▶ [Direction]: Repeat the data that follows, word for word, without the images.

▶ [Information supplied]:
━━━━━━━━━━

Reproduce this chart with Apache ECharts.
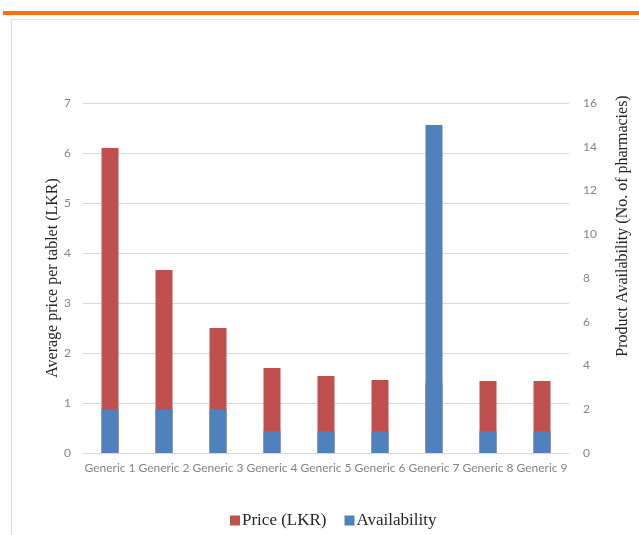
<!DOCTYPE html>
<html>
<head>
<meta charset="utf-8">
<script src="https://cdn.jsdelivr.net/npm/echarts@6/dist/echarts.min.js"></script>
<style>
  html, body { margin: 0; padding: 0; background: #fff; }
  #chart { width: 639px; height: 535px; }
</style>
</head>
<body>
<div id="chart"></div>
<script>
// categories and values
var generics = ['Generic 1', 'Generic 2', 'Generic 3', 'Generic 4', 'Generic 5', 'Generic 6', 'Generic 7', 'Generic 8', 'Generic 9'];
var priceLKR = [6.1, 3.66, 2.5, 1.7, 1.54, 1.46, 1.4, 1.44, 1.44];
var availability = [2, 2, 2, 1, 1, 1, 15, 1, 1];
var priceTicks = [0, 7, 1];   // min, max, step
var availTicks = [0, 16, 2];

var chart = echarts.init(document.getElementById('chart'));

var tickFont = { color: '#868686', fontFamily: 'Lato', fontSize: 12 };
var serif = 'Liberation Serif';

var option = {
  animation: false,
  backgroundColor: '#fff',
  graphic: [
    { type: 'rect', shape: { x: 3, y: 11, width: 636, height: 4 }, style: { fill: '#ff6f12' } },
    { type: 'line', shape: { x1: 11.5, y1: 19, x2: 11.5, y2: 535 }, style: { stroke: '#dcdcdc', lineWidth: 1 } },
    { type: 'line', shape: { x1: 11, y1: 19.5, x2: 639, y2: 19.5 }, style: { stroke: '#e6e6e6', lineWidth: 1 } }
  ],
  grid: { left: 83, right: 69, top: 103, bottom: 82, containLabel: false },
  legend: {
    top: 507,
    left: 225,
    itemWidth: 10,
    itemHeight: 10,
    itemGap: 18,
    icon: 'rect',
    textStyle: { fontFamily: serif, fontSize: 17, color: '#262626', padding: [0, 0, 0, -3] },
    data: ['Price (LKR)', 'Availability']
  },
  xAxis: {
    type: 'category',
    data: generics,
    axisTick: { show: false },
    axisLine: { lineStyle: { color: '#d9d9d9', width: 1 } },
    axisLabel: Object.assign({ margin: 9, interval: 0 }, tickFont)
  },
  yAxis: [
    {
      type: 'value',
      min: priceTicks[0], max: priceTicks[1], interval: priceTicks[2],
      name: 'Average price per tablet (LKR)',
      nameLocation: 'middle',
      nameGap: 22,
      nameMoveOverlap: false,
      nameTextStyle: { fontFamily: serif, fontSize: 16, color: '#262626' },
      axisLabel: Object.assign({ margin: 12 }, tickFont),
      axisLine: { show: false },
      axisTick: { show: false },
      splitLine: { lineStyle: { color: '#d9d9d9', width: 1 } }
    },
    {
      type: 'value',
      min: availTicks[0], max: availTicks[1], interval: availTicks[2],
      name: 'Product Availability (No. of pharmacies)',
      nameLocation: 'middle',
      nameGap: 46,
      nameTextStyle: { fontFamily: serif, fontSize: 16, color: '#262626', padding: [0, 0, 0, 104] },
      axisLabel: Object.assign({ margin: 14 }, tickFont),
      axisLine: { show: false },
      axisTick: { show: false },
      splitLine: { show: false }
    }
  ],
  series: [
    {
      name: 'Price (LKR)',
      type: 'bar',
      yAxisIndex: 0,
      barWidth: 17,
      itemStyle: { color: '#c0504d' },
      data: priceLKR
    },
    {
      name: 'Availability',
      type: 'bar',
      yAxisIndex: 1,
      barWidth: 17,
      barGap: '-100%',
      itemStyle: { color: '#4f81bd' },
      data: availability
    }
  ]
};

chart.setOption(option);
</script>
</body>
</html>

━━━━━━━━━━

▶ [Written solution]:
Reproduce this chart with Apache ECharts.
<!DOCTYPE html>
<html>
<head>
<meta charset="utf-8">
<script src="https://cdn.jsdelivr.net/npm/echarts@6/dist/echarts.min.js"></script>
<style>
  html, body { margin: 0; padding: 0; background: #fff; }
  #chart { width: 639px; height: 535px; }
</style>
</head>
<body>
<div id="chart"></div>
<script>
// categories and values
var generics = ['Generic 1', 'Generic 2', 'Generic 3', 'Generic 4', 'Generic 5', 'Generic 6', 'Generic 7', 'Generic 8', 'Generic 9'];
var priceLKR = [6.1, 3.66, 2.5, 1.7, 1.54, 1.46, 1.4, 1.44, 1.44];
var availability = [2, 2, 2, 1, 1, 1, 15, 1, 1];
var priceTicks = [0, 7, 1];   // min, max, step
var availTicks = [0, 16, 2];

var chart = echarts.init(document.getElementById('chart'));

var tickFont = { color: '#868686', fontFamily: 'Lato', fontSize: 12 };
var serif = 'Liberation Serif';

var option = {
  animation: false,
  backgroundColor: '#fff',
  graphic: [
    { type: 'rect', shape: { x: 3, y: 11, width: 636, height: 4 }, style: { fill: '#ff6f12' } },
    { type: 'line', shape: { x1: 11.5, y1: 19, x2: 11.5, y2: 535 }, style: { stroke: '#dcdcdc', lineWidth: 1 } },
    { type: 'line', shape: { x1: 11, y1: 19.5, x2: 639, y2: 19.5 }, style: { stroke: '#e6e6e6', lineWidth: 1 } }
  ],
  grid: { left: 83, right: 69, top: 103, bottom: 82, containLabel: false },
  legend: {
    top: 507,
    left: 225,
    itemWidth: 10,
    itemHeight: 10,
    itemGap: 18,
    icon: 'rect',
    textStyle: { fontFamily: serif, fontSize: 17, color: '#262626', padding: [0, 0, 0, -3] },
    data: ['Price (LKR)', 'Availability']
  },
  xAxis: {
    type: 'category',
    data: generics,
    axisTick: { show: false },
    axisLine: { lineStyle: { color: '#d9d9d9', width: 1 } },
    axisLabel: Object.assign({ margin: 9, interval: 0 }, tickFont)
  },
  yAxis: [
    {
      type: 'value',
      min: priceTicks[0], max: priceTicks[1], interval: priceTicks[2],
      name: 'Average price per tablet (LKR)',
      nameLocation: 'middle',
      nameGap: 22,
      nameMoveOverlap: false,
      nameTextStyle: { fontFamily: serif, fontSize: 16, color: '#262626' },
      axisLabel: Object.assign({ margin: 12 }, tickFont),
      axisLine: { show: false },
      axisTick: { show: false },
      splitLine: { lineStyle: { color: '#d9d9d9', width: 1 } }
    },
    {
      type: 'value',
      min: availTicks[0], max: availTicks[1], interval: availTicks[2],
      name: 'Product Availability (No. of pharmacies)',
      nameLocation: 'middle',
      nameGap: 46,
      nameTextStyle: { fontFamily: serif, fontSize: 16, color: '#262626', padding: [0, 0, 0, 104] },
      axisLabel: Object.assign({ margin: 14 }, tickFont),
      axisLine: { show: false },
      axisTick: { show: false },
      splitLine: { show: false }
    }
  ],
  series: [
    {
      name: 'Price (LKR)',
      type: 'bar',
      yAxisIndex: 0,
      barWidth: 17,
      itemStyle: { color: '#c0504d' },
      data: priceLKR
    },
    {
      name: 'Availability',
      type: 'bar',
      yAxisIndex: 1,
      barWidth: 17,
      barGap: '-100%',
      itemStyle: { color: '#4f81bd' },
      data: availability
    }
  ]
};

chart.setOption(option);
</script>
</body>
</html>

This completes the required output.